Novel constrained control of active suspension system integrated with anti-lock braking system based on 14-degree of freedom vehicle model

Abstract

This paper deals with a novel method for integration of the active suspension system and the anti-lock braking system. In the proposed method, a new nonlinear controller with state constraints is developed for the active suspension system based on the response prediction of 14-degree of freedom vehicle model. The proposed controller isolates the vehicle from road roughness in normal conditions and assists the anti-lock braking system by ensuring a good contact between the tyre and road during hard braking. In addition, the tyre deflection is limited to prevent the threat of tyre bursting. To develop the active suspension system controller, at first, a performance index consisting of a weighted combination of predicted responses of suspension system is expanded as a function of current control input.
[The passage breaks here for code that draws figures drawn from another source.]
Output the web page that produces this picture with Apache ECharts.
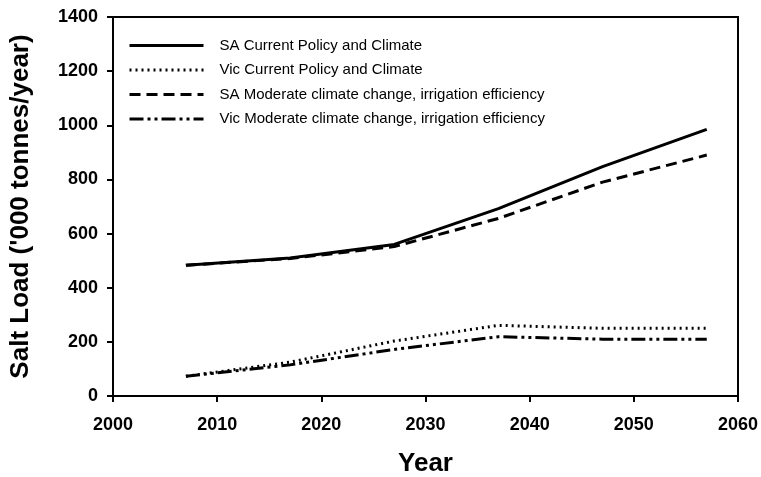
<!DOCTYPE html>
<html>
<head>
<meta charset="utf-8">
<script src="https://cdn.jsdelivr.net/npm/echarts@6/dist/echarts.min.js"></script>
<style>
  html, body { margin: 0; padding: 0; background: #fff; }
  #chart { width: 761px; height: 477px; }
</style>
</head>
<body>
<div id="chart"></div>
<script>
const years = [2007, 2017, 2027, 2037, 2047, 2057];
const saCurrent = [483, 510, 560, 692, 847, 985];
const vicCurrent = [73, 125, 203, 261, 250, 250];
const saModerate = [483, 508, 552, 656, 790, 890];
const vicModerate = [73, 115, 172, 219, 210, 210];

const seriesNames = [
  "SA Current Policy and Climate",
  "Vic Current Policy and Climate",
  "SA Moderate climate change, irrigation efficiency",
  "Vic Moderate climate change, irrigation efficiency",
];

const pairs = (vals) => years.map((y, i) => [y, vals[i]]);

const font = "Liberation Sans, Arial, sans-serif";

const line = (name, vals, type) => ({
  name: name,
  type: "line",
  data: pairs(vals),
  symbol: "none",
  smooth: false,
  lineStyle: { color: "#000", width: 3, type: type },
  itemStyle: { color: "#000" },
});

const chart = echarts.init(document.getElementById("chart"));
chart.setOption({
  animation: false,
  backgroundColor: "#fff",
  grid: { left: 113, right: 23, top: 17, bottom: 81, outerBoundsMode: "none" },
  legend: {
    orient: "vertical",
    left: 123,
    top: 33,
    itemWidth: 74,
    itemHeight: 14,
    itemGap: 9.5,
    itemStyle: { opacity: 0 },
    lineStyle: { width: 3 },
    textStyle: { fontFamily: font, fontSize: 15, color: "#000", padding: [0, 0, 0, 11] },
    data: seriesNames,
  },
  xAxis: {
    type: "value",
    min: 2000,
    max: 2060,
    interval: 10,
    name: "Year",
    nameLocation: "middle",
    nameGap: 55,
    nameTextStyle: { fontFamily: font, fontSize: 26, fontWeight: "bold", color: "#000" },
    axisLine: { lineStyle: { color: "#000", width: 2 } },
    axisTick: { show: true, length: 6, lineStyle: { color: "#000", width: 2 } },
    axisLabel: { fontFamily: font, fontSize: 18, fontWeight: "bold", color: "#000", margin: 20, formatter: (v) => String(v) },
    splitLine: { show: false },
  },
  yAxis: {
    type: "value",
    min: 0,
    max: 1400,
    interval: 200,
    name: "Salt Load ('000 tonnes/year)",
    nameLocation: "middle",
    nameGap: 79,
    nameTextStyle: { fontFamily: font, fontSize: 26, fontWeight: "bold", color: "#000" },
    axisLine: { show: true, lineStyle: { color: "#000", width: 2 } },
    axisTick: { show: true, length: 6, lineStyle: { color: "#000", width: 2 } },
    axisLabel: { fontFamily: font, fontSize: 18, fontWeight: "bold", color: "#000", margin: 15, formatter: (v) => String(v) },
    splitLine: { show: false },
  },
  graphic: [
    {
      type: "polyline",
      shape: { points: [[113, 17], [738, 17], [738, 396]] },
      style: { stroke: "#000", lineWidth: 2, fill: null },
      z: 10,
    },
  ],
  series: [
    line(seriesNames[0], saCurrent, "solid"),
    line(seriesNames[1], vicCurrent, [2, 4]),
    line(seriesNames[2], saModerate, [11, 6]),
    line(seriesNames[3], vicModerate, [14, 4, 3, 4, 3, 4]),
  ],
});
</script>
</body>
</html>
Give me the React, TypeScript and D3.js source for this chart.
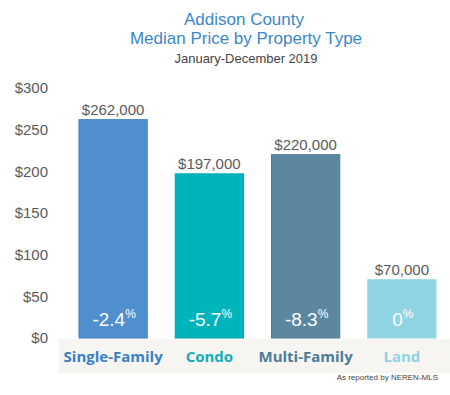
import * as d3 from "d3";

const categories = ["Single-Family", "Condo", "Multi-Family", "Land"];
const medianPrice = [262000, 197000, 220000, 70000];
const changeLabels = ["-2.4", "-5.7", "-8.3", "0"];
const yTicks = [0, 50, 100, 150, 200, 250, 300];
const barColors = ["#4f8fcd", "#00b4bb", "#5b88a0", "#8fd4e2"];
const barStrokes = ["#3f7fc0", "#00a9b0", "#4d7a92", "#9edbe6"];
const labelColors = ["#3a80c6", "#12adb6", "#4b7c97", "#8dd3e2"];

const W = 450;
const H = 395;

export default function App() {
  const x = d3.scaleBand<string>().domain(categories).range([65, 450]).paddingInner(0.28).paddingOuter(0.14);
  // y axis in thousands of dollars
  const y = d3.scaleLinear().domain([0, 300]).range([338, 88]);
  const sans = "'Liberation Sans', Arial, sans-serif";
  const bold = "'Open Sans', sans-serif";

  return (
    <svg width={W} height={H} style={{ position: "absolute", left: 0, top: 0, background: "#fff" }}>
      <g fontFamily={sans} textAnchor="middle">
        <text x={244} y={25} fontSize={17} fill="#3b87cc">Addison County</text>
        <text x={246} y={44} fontSize={17} fill="#3b87cc">Median Price by Property Type</text>
        <text x={246} y={63} fontSize={13} fill="#444">January-December 2019</text>
      </g>

      {/* y axis labels */}
      <g fontFamily={sans} fontSize={15} fill="#5a5a5a" textAnchor="end">
        {yTicks.map((t) => (
          <text key={t} x={48} y={y(t)} dy="0.35em">
            {d3.format("$")(t)}
          </text>
        ))}
      </g>

      {/* category band */}
      <rect x={59} y={339} width={W - 59} height={34} fill="#f6f5f1" />

      {categories.map((c, i) => {
        const bx = x(c) ?? 0;
        const bw = x.bandwidth();
        const v = medianPrice[i] / 1000;
        const cx = bx + bw / 2;
        return (
          <g key={c}>
            <rect
              x={bx + 0.5}
              y={y(v)}
              width={bw - 1}
              height={y(0) - y(v)}
              fill={barColors[i]}
              stroke={barStrokes[i]}
              strokeWidth={1}
            />
            <text x={cx} y={y(v) - 5} textAnchor="middle" fontFamily={sans} fontSize={15} fill="#5a5a5a">
              {d3.format("$,")(medianPrice[i])}
            </text>
            <text x={cx + 1} y={326} textAnchor="middle" fontFamily={sans} fontSize={19} fill="#fff">
              {changeLabels[i]}
              <tspan fontSize={12} dy={-8}>%</tspan>
            </text>
            <text x={cx} y={362} textAnchor="middle" fontFamily={bold} fontWeight={700} fontSize={15} fill={labelColors[i]}>
              {c}
            </text>
          </g>
        );
      })}

      <text x={438} y={380} textAnchor="end" fontFamily={sans} fontSize={8} fill="#444">
        As reported by NEREN-MLS
      </text>
    </svg>
  );
}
At the same time, the state constraints of tyre normal force and tyre deflection are transformed to the equivalent constraints of control input by the same prediction approach. Then, the control law is found by minimizing the expanded performance index in the presence of input constraints. The Karush–Kuhn–Tucker theorem is employed to solve the performed constrained optimization problem analytically. The performance of the proposed active suspension system controller integrated with the designed nonlinear anti-lock braking system controller is evaluated for a full vehicle model including roll and pitch motions during braking on irregular random roads. The results show that both the body acceleration and the vehicle stopping distance are decreased for the proposed integrated strategy compared with other conventional strategies.